President Trump made a smart move economically that will have environmentalists fuming.

Paris established a climate agreement the Barack Obama unofficially accepted despite unrealistic goals and lack of scientific evidence. This agreement put a serious strain on the American economy as far as businesses and banks were concerned and President Trump has decided to end it.

Via Breitbart: 

The president is expected to formally announce this week that the U.S. will exit the Paris climate agreement, a move that will have negligible impact on the environment but will have major benefits for the U.S. economy.

The Paris climate agreement was deeply flawed from its start. It was legally and constitutionally suspect, based on politics rather than science, and contained unrealistic goals. It promised not only a dramatic expansion of the administrative state and a huge increase in the regulatory burden on American businesses, it threatened to put the brakes on U.S. economic output at a time when most economists think the U.S. will struggle to achieve even a meager two percent growth.

It’s likely that it was already acting as a drag on the U.S. economy. After President Barack Obama unofficially committed the U.S. to the Paris agreement, businesses began preparing for its impact. Knowing that it would diminish U.S. economic output, businesses invested less and directed more investment toward less-productive technology to meet the climate deal’s mandates. Banks and financiers withdrew capital from sectors expected to suffer under the climate deal and pushed it toward those expected to benefit. A classic example of regulation-driven malinvestment.

The Paris climate agreement was adopted on December 12, 2015 at the conclusion of the United Nation’s Climate Change Conference. Parties to the agreement are expected to begin taking measures to reduce emissions in 2020, mainly by enacting rules that sharply reduce carbon emissions. Countries are supposed to publicly announce “Intended Nationally Determined Contributions” to combat climate change and periodically report on their progress.
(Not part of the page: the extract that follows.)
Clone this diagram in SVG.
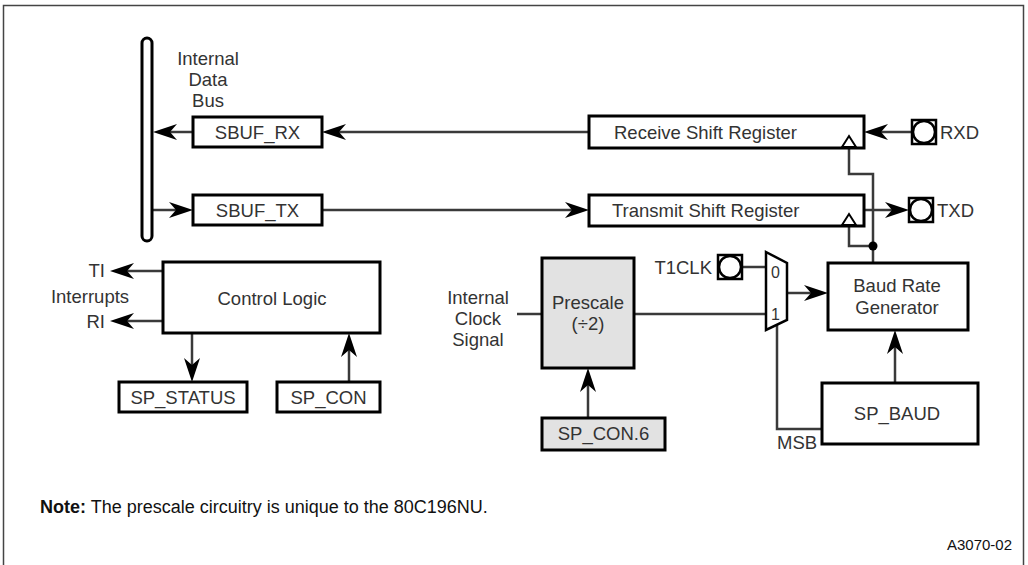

The Obama administration announced the U.S. would commit to reduce emissions by 26 to 28 percent below 2005 levels by 2025, a quarter of which was supposedly achievable by the implementation of the previous administration’s legally-questionable Clean Power Plan.

To get the rest of the way, the U.S. would have to make major investments in renewable energy, energy efficiency, and cleaner motor vehicles. This likely explains why the Paris climate deal was so popular with many in Silicon Valley and many on Wall Street. It promised a bonanza of spending and investment, most likely subsidized by taxpayers, in technologies that wouldn’t otherwise be attractive. It was practically calling out for making self-driving, solar powered cars mandatory.